I have a temporary injury, he has something more, permanent. Between us, Owen should be the one getting sleep first. He already does so much just for people to see eye to eye with him. If high school still allows us to sleep a lot, college kinda demands you to stay awake. He needs to not stay awake. We both do.
"Don't be ridiculous. You need rest too. You've been hacking for hours on my laptop, and I heard your classes are pretty hard." I said.
Owen looked exhausted; tired, but skeptical. He was quiet for a moment, but it was not too soon before he sighed and turned to me.
"Fine. I'll sleep then. But are you sure you're alright with sleeping upright? I could lend you a jacket to sleep on, so you could lay down." he said, offering a maroon hoodie he pulled from his backpack slung over his chair inches away from him.
I shook my head.
"No thanks. I'm good." I said.
Owen looked a little defeated, but he took it with a grain of salt and only nodded.
We were both tired.
I felt my body give in, and I adjusted my seat on the floor, yawning a bit too. My eyelids felt heavy, and before I could go, I turned to Owen and found him already looking at me, sleep already in his eyes.
"Good night, Owen." I muttered, offering him a parting smile.
At that, he grinned a little, shuffling bit in his seat as he grabbed his hoodie, and threw it over us. Before I could tell him I don't need it, he gave me a kind look that seemed to tell me that I shouldn't bother trying to get rid of it.
"Sleep well, Athena." he finally said before his eyes closed, his long lashes fluttering a bit before he slept.
That was fast.
He must be really tired.
I was tired too, but I couldn't help but watch him sleep.
His breathing was calm, and he seemed better around me now than a few hours ago, when we were both clueless and awkward around each other.
Owen's head was lolling to his side now, until it fell lower over to my shoulder.
I felt something spark in me again, and it fet good. Extremely good.
His hair was all fuzzy and soft, tickling my ear, although I didn't want to move or remove his head on my shoulder since he's tired and all. So I let him be.
Noticing his long fingers from under our shared hoodie blanket, I suddenly felt something tug at my brain and tell me to do something with it. I stared at it for a bit and analyzed the smaller details of his hands.
His hands didn't don his usual fingerless gloves anymore. They were naked, a bit calloused at some parts, and his fingers were long and thin. They even had a few burns from what I was guessing could either be from his lab works or from the dorm microwave.
I want to hold his hand so much, but I don't know if I could.
Slowly raising my good hand, I wanted to try something. I wanted to see if that spark within me was telling me something, and I hoped that it was good.
I cautiously removed the gap between his hand and mine, first tracing my fingers along the tips of his own, drawing circles around them. It was only moments before I slowly slipped my hand into his, lacing my fingers ever so gingerly.

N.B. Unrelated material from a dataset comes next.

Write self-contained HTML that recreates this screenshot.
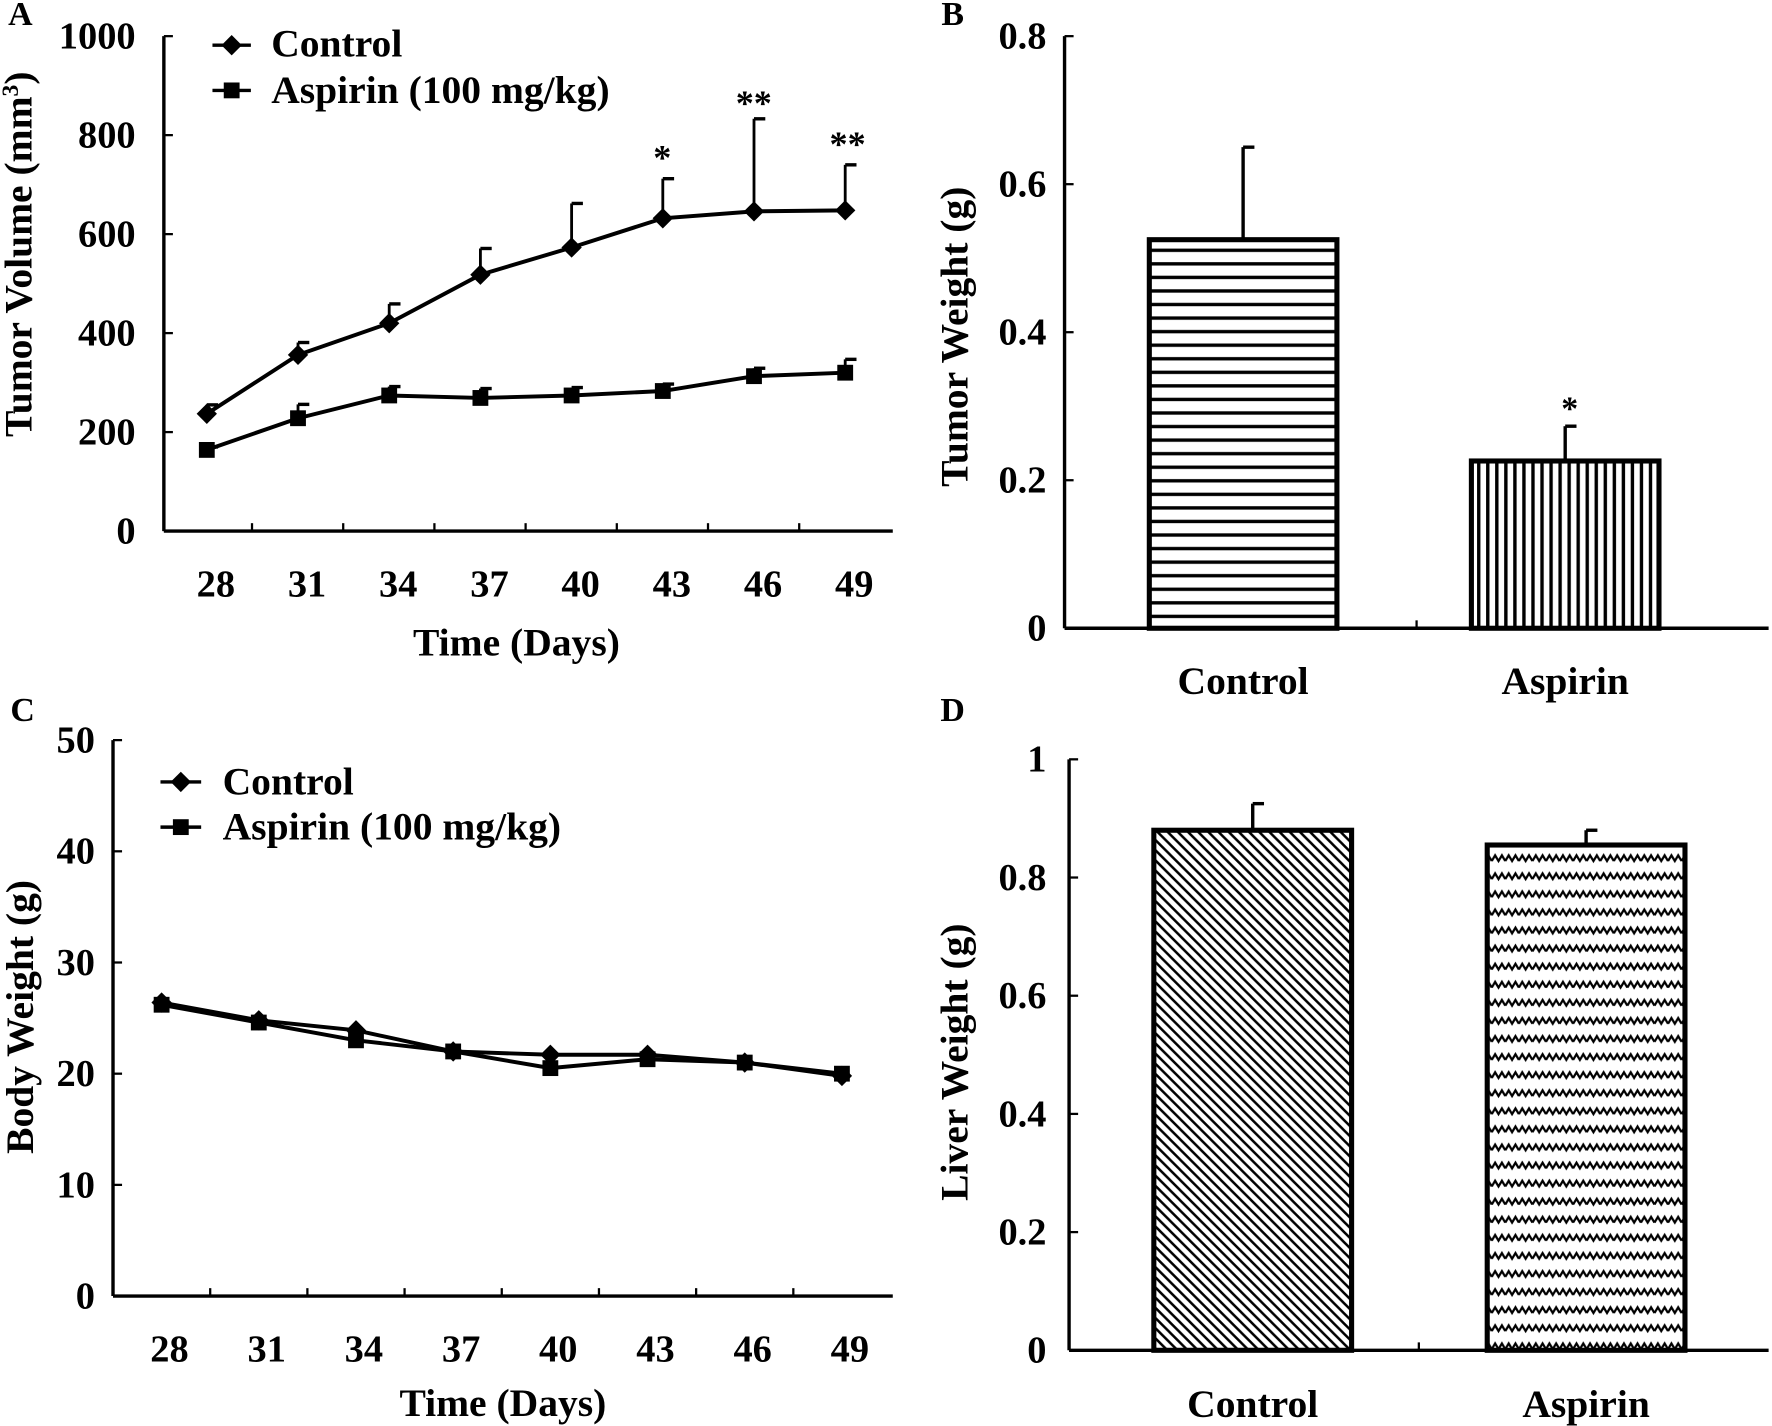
<!DOCTYPE html>
<html><head><meta charset="utf-8"><style>
html,body{margin:0;padding:0;background:#fff;}
svg{display:block;}
text{font-family:"Liberation Serif",serif;font-weight:bold;fill:#000;}
</style></head><body>
<svg id="fig" width="1772" height="1426" viewBox="0 0 1568 1262" preserveAspectRatio="none" xmlns="http://www.w3.org/2000/svg">
<defs>
<pattern id="hstripe" width="10" height="12" patternUnits="userSpaceOnUse"><rect width="10" height="12" fill="#fff"/><rect y="4" width="10" height="3" fill="#000"/></pattern>
<pattern id="vstripe" width="8" height="10" patternUnits="userSpaceOnUse"><rect width="8" height="10" fill="#fff"/><rect x="3" width="3" height="10" fill="#000"/></pattern>
<pattern id="diag" width="9" height="9" patternUnits="userSpaceOnUse"><rect width="9" height="9" fill="#fff"/><path d="M-2,-2 L11,11 M-2,7 L2,11 M7,-2 L11,2" stroke="#000" stroke-width="2.2"/></pattern>
<pattern id="wave" width="12" height="16" patternUnits="userSpaceOnUse"><rect width="12" height="16" fill="#fff"/><path d="M0,10 L3,5 L6,10 L9,5 L12,10" stroke="#000" stroke-width="2" fill="none"/></pattern>
</defs>
<g id="root"></g>
</svg>
<script>
// Panel A data
const daysA = [28,31,34,37,40,43,46,49];
const ctrlVolA = [237,356,420,518,573,632,646,648];
const ctrlErrA = [255,381,459,571,662,712,833,740];
const aspVolA = [164,228,274,269,274,283,313,320];
const aspErrA = [170,256,292,288,290,297,329,347];
const yTicksA = [0,200,400,600,800,1000];
// Panel B data
const catsB = ["Control","Aspirin"];
const valsB = [0.525,0.226];
const errB = [0.65,0.273];
const yTicksB = [0,0.2,0.4,0.6,0.8];
// Panel C data
const daysC = [28,31,34,37,40,43,46,49];
const ctrlBW = [26.4,24.8,23.9,22.0,21.7,21.7,21.0,19.8];
const aspBW = [26.2,24.6,23.0,22.0,20.5,21.3,21.0,20.0];
const yTicksC = [0,10,20,30,40,50];
// Panel D data
const catsD = ["Control","Aspirin"];
const valsD = [0.88,0.855];
const errD = [0.925,0.88];
const yTicksD = [0,0.2,0.4,0.6,0.8,1];

const NS="http://www.w3.org/2000/svg";
const root=document.getElementById('root');
function el(tag,attrs,txt){const e=document.createElementNS(NS,tag);for(const k in attrs)e.setAttribute(k,attrs[k]);if(txt!==undefined)e.textContent=txt;root.appendChild(e);return e;}
function line(x1,y1,x2,y2,w){return el('line',{x1,y1,x2,y2,stroke:'#000','stroke-width':w||3});}
function txt(x,y,s,size,anchor,rot){const a={x,y,'font-size':size||34,'text-anchor':anchor||'middle'};if(rot)a.transform='rotate(-90 '+x+' '+y+')';return el('text',a,s);}
function diamond(x,y,r){return el('path',{d:`M${x},${y-r} L${x+r},${y} L${x},${y+r} L${x-r},${y} Z`,fill:'#000'});}
function square(x,y,r){return el('rect',{x:x-r,y:y-r,width:2*r,height:2*r,fill:'#000'});}

// ---------- Panel A ----------
(function(){
const x0=145,x1=790,yb=470,yt=32;
const ya=v=>yb-(v/1000)*(yb-yt);
const xa=d=>183+(d-28)/3*80.7;
let e;
txt(18,22,'A',30);
e=line(x0,yt,x0,yb);
e=line(x0,yb,x1,yb);
yTicksA.forEach(v=>{line(x0,ya(v),x0+8,ya(v),2);e=txt(120,ya(v)+11,String(v),34,'end');});
daysA.forEach((d,i)=>{if(i<daysA.length-1)line(xa(d)+40,yb,xa(d)+40,yb-7,2);e=txt(xa(d)+8,528,String(d),34);});
e=txt(457,580,'Time (Days)',35);
e=el('text',{x:28,y:225,'font-size':35,'text-anchor':'middle',transform:'rotate(-90 28 225)'});
e.innerHTML='Tumor Volume (mm<tspan dy="-12" font-size="21">3</tspan><tspan dy="12">)</tspan>';

[[ctrlVolA,ctrlErrA,'control',diamond,9],[aspVolA,aspErrA,'aspirin',square,7]].forEach(([vals,errs,nm,mk,r])=>{
 vals.forEach((v,i)=>{const x=xa(daysA[i]);line(x,ya(v),x,ya(errs[i]),2.5);line(x,ya(errs[i]),x+10,ya(errs[i]),3);});
 e=el('polyline',{points:vals.map((v,i)=>xa(daysA[i])+','+ya(v)).join(' '),fill:'none',stroke:'#000','stroke-width':3.5});
 
 vals.forEach((v,i)=>{e=mk(xa(daysA[i]),ya(v),r);});
});
txt(586,150,'*',32);txt(667,102,'**',32);txt(750,138,'**',32);
line(188,40,222,40,3);diamond(205,40,9);e=txt(240,50,'Control',35,'start');
line(188,80,222,80,3);square(205,80,7);e=txt(240,91,'Aspirin (100 mg/kg)',35,'start');
})();

// ---------- Panel B / D bars ----------
function barPanel(p){
 const {x0,x1,yb,yt,ymax,ticks,cats,vals,errs,fills,bx,bw,label,ytitle,ytx,yty,tag,catY,star,fmt}=p;
 const ya=v=>yb-(v/ymax)*(yb-yt);let e;
 txt(843,p.lY,label,30);
 e=line(x0,yt,x0,yb);
 e=line(x0,yb,x1,yb);
 line((x0+x1)/2,yb,(x0+x1)/2,yb-7,2);
 ticks.forEach(v=>{line(x0,ya(v),x0+8,ya(v),2);e=txt(926,ya(v)+11,fmt(v),34,'end');});
 e=txt(ytx,yty,ytitle,35,'middle',true);
 cats.forEach((c,i)=>{
  const x=bx[i],cx=x+bw/2;
  line(cx,ya(vals[i]),cx,ya(errs[i]),3);line(cx,ya(errs[i]),cx+10,ya(errs[i]),3);
  e=el('rect',{x,y:ya(vals[i]),width:bw,height:yb-ya(vals[i]),fill:'url(#'+fills[i]+')',stroke:'#000','stroke-width':4.5});
  
  e=txt(cx,catY,c,35);
  if(star&&star[i])txt(cx+4,ya(errs[i])-6,star[i],30);
 });
}
barPanel({x0:942,x1:1565,yb:556,yt:32,ymax:0.8,ticks:yTicksB,cats:catsB,vals:valsB,errs:errB,fills:['hstripe','vstripe'],bx:[1017,1302],bw:166,lY:22,label:'B',ytitle:'Tumor Weight (g)',ytx:856,yty:298,tag:'b',catY:614,star:['','*'],fmt:v=>v===0?'0':v.toFixed(1)});
barPanel({x0:946,x1:1565,yb:1195,yt:672,ymax:1,ticks:yTicksD,cats:catsD,vals:valsD,errs:errD,fills:['diag','wave'],bx:[1021,1316],bw:175,lY:638,label:'D',ytitle:'Liver Weight (g)',ytx:856,yty:940,tag:'d',catY:1254,star:null,fmt:v=>(v===0||v===1)?String(v):v.toFixed(1)});

// ---------- Panel C ----------
(function(){
const x0=100,x1=790,yb=1147,yt=655;
const ya=v=>yb-(v/50)*(yb-yt);
const xa=d=>143+(d-28)/3*86;
let e;
txt(20,638,'C',30);
e=line(x0,yt,x0,yb);
e=line(x0,yb,x1,yb);
yTicksC.forEach(v=>{line(x0,ya(v),x0+8,ya(v),2);e=txt(84,ya(v)+11,String(v),34,'end');});
daysC.forEach((d,i)=>{if(i<daysC.length-1)line(xa(d)+43,yb,xa(d)+43,yb-7,2);e=txt(xa(d)+7,1205,String(d),34);});
e=txt(445,1253,'Time (Days)',35);
e=txt(29,900,'Body Weight (g)',35,'middle',true);
[[ctrlBW,'control',diamond,9],[aspBW,'aspirin',square,7]].forEach(([vals,nm,mk,r])=>{
 e=el('polyline',{points:vals.map((v,i)=>xa(daysC[i])+','+ya(v)).join(' '),fill:'none',stroke:'#000','stroke-width':3.5});
 
 vals.forEach((v,i)=>{e=mk(xa(daysC[i]),ya(v),r);});
});
line(142,692,178,692,3);diamond(160,692,9);e=txt(197,703,'Control',35,'start');
line(142,732,178,732,3);square(160,732,7);e=txt(197,743,'Aspirin (100 mg/kg)',35,'start');
})();
</script>
</body></html>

A sudden burst of what might have been fireworks sparked within me, and I smiled at that.
Owen moved a bit in his sleep, his head burying deeper into my shoulder. I held my breath as he squirmed, fearing he would wake up and notice how I held his hand.
Instead, I was the one left in surprise noticing how he laced his own fingers around mine, squeezing my hand gently.
He held my hand back.
That was enough to guarantee me a good night's sleep.